I don’t think you’ll find anyone in this room who is more optimistic about British food and farming than I am,” Andrea Leadsom said as she faced the audience at an NFU fringe event at the Conservative Conference.
“We have the highest standards of animal welfare, food security and food traceability, and these are the things we really want to focus on so we can grow, compete, innovate and export more.” It was a message the Defra secretary of state would revisit time and again during her appearance, and which had already featured heavily in her keynote speech to conference earlier that day: Brexit is going to bring great things for UK food.
Beyond reassuring sentiments, however, there was little detail to guide UK food producers as to what to expect from life post-Brexit. While the party conference season brought clarity on one important point - the timing of when Article 50 will be triggered - other key policy areas remain undecided. Will the UK remain part of the single market? What will happen to subsidies? How will British producers be protected from cheap imports produced to lower standards once the UK strikes new free-trade deals?
As NFU director general Terry Jones puts it in an opinion piece for The Grocer this week, “the nation is still none the wiser as to what government will push for in Brexit policy negotiations”.
Having said this, there were small clues. Leadsom clarified it would be Defra and not David Davis’ Department for Exiting the EU that would be leading on Brexit agriculture issues, and said she was “banging the drum” for food and farming at every Cabinet meeting - a well-received reassurance in light of growing farmer concern their sector could be “sacrificed for the City of London” during trade negotiations (though one senior industry source was quick to point out that what the industry needs right now is a capable facilitator, not a “cheerleader”, adding: “What she is saying is all very woolly, and I fear that agriculture and food could be a sacrificial lamb in the wider context of industrial exports and financial passports.”)
She also revealed farmer payments under the CAP were likely to be excluded from the “nationalisation” of EU farm and animal laws set to occur under the Great Repeal Bill.
This is one of several signs that the government is serious about a radical new approach to subsidies once its commitment to keeping payments at current levels (about £3bn a year) runs out in 2020. One of May’s special advisers also told the Telegraph some farming subsidies could end up going to the NHS in future.
Indeed Leadsom (and her colleague at Defra, George Eustice) spent a surprising amount of time talking about the environment as opposed to day-to-day food production. The message seemed clear: subsidies, in future, will be handed out not for the day job, but in return for specific outcomes.
“I was surprised by the emphasis on the environment and the apparent lack of a link between the environment and food and farming, and a lack of emphasis on food in particular,” says one industry source.
Others were more encouraged. “I thought it was quite brave, especially as this was an NFU event,” says David Bowles, head of public affairs at the RSPCA. “She was clearly saying to farmers it won’t be business as usual. There will be no more blank cheques. We’re going to be rewarding farmers who are good - not rewarding farmers for just being farmers.”

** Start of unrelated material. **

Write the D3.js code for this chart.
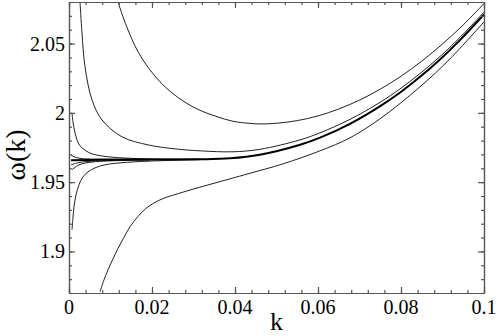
<!DOCTYPE html>
<html><head><meta charset="utf-8"><script src="https://cdn.jsdelivr.net/npm/d3@7"></script></head>
<body style="margin:0">
<script>
// tick values and labels
const kTicks = [0, 0.02, 0.04, 0.06, 0.08, 0.1];
const kTickLabels = ["0", "0.02", "0.04", "0.06", "0.08", "0.1"];
const wTicks = [1.9, 1.95, 2, 2.05];
const wTickLabels = ["1.9", "1.95", "2", "2.05"];

// curves, [k, omega]
const upper1 = [[0.01181,2.0801],[0.01301,2.0693],[0.01422,2.0599],[0.01590,2.0483],[0.01759,2.0393],
  [0.01952,2.0310],[0.02193,2.0224],[0.02482,2.0144],[0.02819,2.0072],[0.03157,2.0018],[0.03542,1.9975],
  [0.03952,1.9939],[0.04361,1.9924],[0.04602,1.9920],[0.050,1.9925],[0.055,1.9944],[0.060,1.9978],
  [0.065,2.0028],[0.070,2.0092],[0.075,2.0171],[0.080,2.0264],[0.085,2.0373],[0.090,2.0497],
  [0.095,2.0635],[0.100,2.0789]];
const upper2 = [[0.00265,2.0801],[0.00313,2.0577],[0.00386,2.0332],[0.00554,2.0094],[0.00795,1.9949],
  [0.01277,1.9827],[0.01904,1.9769],[0.02554,1.9740],[0.03157,1.9726],[0.03952,1.9719],[0.04602,1.9737],
  [0.05566,1.9805],[0.06048,1.9856],[0.06771,1.9953],[0.07494,2.0076],[0.07976,2.0173],[0.08458,2.0284],
  [0.08940,2.0407],[0.09422,2.0545],[0.1000,2.0727]];
const center = [[0.0005,1.9658],[0.0075,1.9661],[0.0195,1.9664],[0.03157,1.9665],[0.0388,1.9672],
  [0.0460,1.9698],[0.0557,1.9770],[0.0605,1.9821],[0.0677,1.9921],[0.0749,2.0047],[0.0798,2.0147],
  [0.0846,2.0260],[0.0894,2.0385],[0.0942,2.0525],[0.1000,2.0710]];
const fromTwo = [[0.00072,2.0000],[0.00096,1.9935],[0.00145,1.9856],[0.00193,1.9805],[0.00265,1.9762],
  [0.00410,1.9726],[0.00554,1.9704],[0.00867,1.9686],[0.01277,1.9675],[0.01952,1.9668],[0.03157,1.9666]];
const nearAbove = [[0.00048,1.9697],[0.0012,1.9683],[0.00265,1.9672],[0.00506,1.9667],[0.00988,1.9665],
  [0.01952,1.9664]];
const nearBelow = [[0.00048,1.9625],[0.00265,1.9643],[0.00627,1.9652],[0.01229,1.9657],[0.01952,1.9662]];
const fromBelow = [[0.00072,1.9589],[0.00145,1.9607],[0.00241,1.9625],[0.00410,1.9639],[0.00723,1.9650],
  [0.01133,1.9655],[0.01952,1.9660]];
const fromLow = [[0.00072,1.9156],[0.00096,1.9242],[0.00120,1.9322],[0.00169,1.9408],[0.00241,1.9481],
  [0.00337,1.9538],[0.00458,1.9574],[0.00627,1.9603],[0.00867,1.9625],[0.01229,1.9639],[0.01952,1.9652],
  [0.03157,1.9662]];
const lower = [[0.00747,1.8709],[0.00843,1.8795],[0.00940,1.8867],[0.01060,1.8947],[0.01181,1.9022],
  [0.01325,1.9102],[0.01470,1.9178],[0.01663,1.9253],[0.01855,1.9311],[0.02072,1.9354],[0.02313,1.9387],
  [0.02554,1.9410],[0.02916,1.9443],[0.03398,1.9484],[0.03880,1.9524],[0.04361,1.9564],[0.05157,1.9632],
  [0.06048,1.9726],[0.06771,1.9820],[0.07494,1.9957],[0.08458,2.0188],[0.09181,2.0390],[0.1000,2.0657]];

const curves = [upper1, upper2, fromTwo, nearAbove, nearBelow, fromBelow, fromLow, lower];

const margin = {top: 2, right: 14, bottom: 43, left: 69};
const width = 498 - margin.left - margin.right;
const height = 336 - margin.top - margin.bottom;

const svg = d3.select("body").append("svg")
  .attr("width", 498)
  .attr("height", 336);

const x = d3.scaleLinear().domain([0, 0.1]).range([margin.left, margin.left + width]);
const y = d3.scaleLinear().domain([1.87, 2.08]).range([margin.top + height, margin.top]);

svg.append("defs").append("clipPath").attr("id", "clip")
  .append("rect").attr("x", margin.left).attr("y", margin.top)
  .attr("width", width).attr("height", height);

const line = d3.line()
  .curve(d3.curveCatmullRom.alpha(0.5))
  .x(function(d){ return x(d[0]); })
  .y(function(d){ return y(d[1]); });

const plot = svg.append("g").attr("clip-path", "url(#clip)");

plot.selectAll(".curve")
  .data(curves).enter()
  .append("path")
    .attr("class", "curve")
    .attr("fill", "none")
    .attr("stroke", "#222")
    .attr("stroke-width", 1)
    .attr("d", line);

plot.append("path")
  .datum(center)
  .attr("fill", "none")
  .attr("stroke", "#000")
  .attr("stroke-width", 2)
  .attr("d", line);

// ticks on all four sides, no text from the axis generator
const kMinor = d3.range(0, 0.1001, 0.004);
const wMinor = d3.range(1.87, 2.0801, 0.01);

function tickAxis(axis, scale, vals, len) {
  return axis(scale).tickValues(vals).tickSizeInner(-len).tickSizeOuter(0).tickFormat("");
}
const bottomY = margin.top + height, rightX = margin.left + width;
[[kMinor, 3], [kTicks, 6]].forEach(function(p) {
  svg.append("g").attr("class", "axis").attr("transform", "translate(0," + bottomY + ")")
    .call(tickAxis(d3.axisBottom, x, p[0], p[1]));
  svg.append("g").attr("class", "axis").attr("transform", "translate(0," + margin.top + ")")
    .call(tickAxis(d3.axisTop, x, p[0], p[1]));
});
[[wMinor, 3], [wTicks, 6]].forEach(function(p) {
  svg.append("g").attr("class", "axis").attr("transform", "translate(" + margin.left + ",0)")
    .call(tickAxis(d3.axisLeft, y, p[0], p[1]));
  svg.append("g").attr("class", "axis").attr("transform", "translate(" + rightX + ",0)")
    .call(tickAxis(d3.axisRight, y, p[0], p[1]));
});
svg.selectAll(".axis path, .axis line")
  .attr("stroke", "#555")
  .attr("stroke-width", 1.2);
svg.selectAll(".axis text").remove();

// tick labels
svg.selectAll(".klabel")
  .data(kTicks).enter().append("text")
  .attr("class", "klabel")
  .attr("x", function(d){ return x(d); })
  .attr("y", bottomY + 21)
  .attr("text-anchor", "middle")
  .style("font-family", "'Liberation Serif'")
  .style("font-size", "20px")
  .text(function(d, i){ return kTickLabels[i]; });

svg.selectAll(".wlabel")
  .data(wTicks).enter().append("text")
  .attr("class", "wlabel")
  .attr("x", margin.left - 4)
  .attr("y", function(d){ return y(d) + 7; })
  .attr("text-anchor", "end")
  .style("font-family", "'Liberation Serif'")
  .style("font-size", "20px")
  .text(function(d, i){ return wTickLabels[i]; });

// axis titles
svg.append("text")
  .attr("x", margin.left + width / 2)
  .attr("y", 330)
  .attr("text-anchor", "middle")
  .style("font-family", "'Liberation Serif'")
  .style("font-size", "26px")
  .text("k");

svg.append("text")
  .attr("transform", "translate(25,155) rotate(-90)")
  .attr("text-anchor", "middle")
  .style("font-family", "'Liberation Serif'")
  .style("font-size", "28px")
  .text("ω(k)");
</script>
</body>
</html>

Bowles says the RSPCA hopes this will open the door to incentivise not just environmental outcomes but also higher animal welfare standards through subsidies - a practice already in place in Scotland but barely used in England under the current CAP system. “It’s a fantastic opportunity for British farming,” he says.
Farmers faced with the prospect of losing a big chunk of public payments, however, are likely to feel rather less optimistic.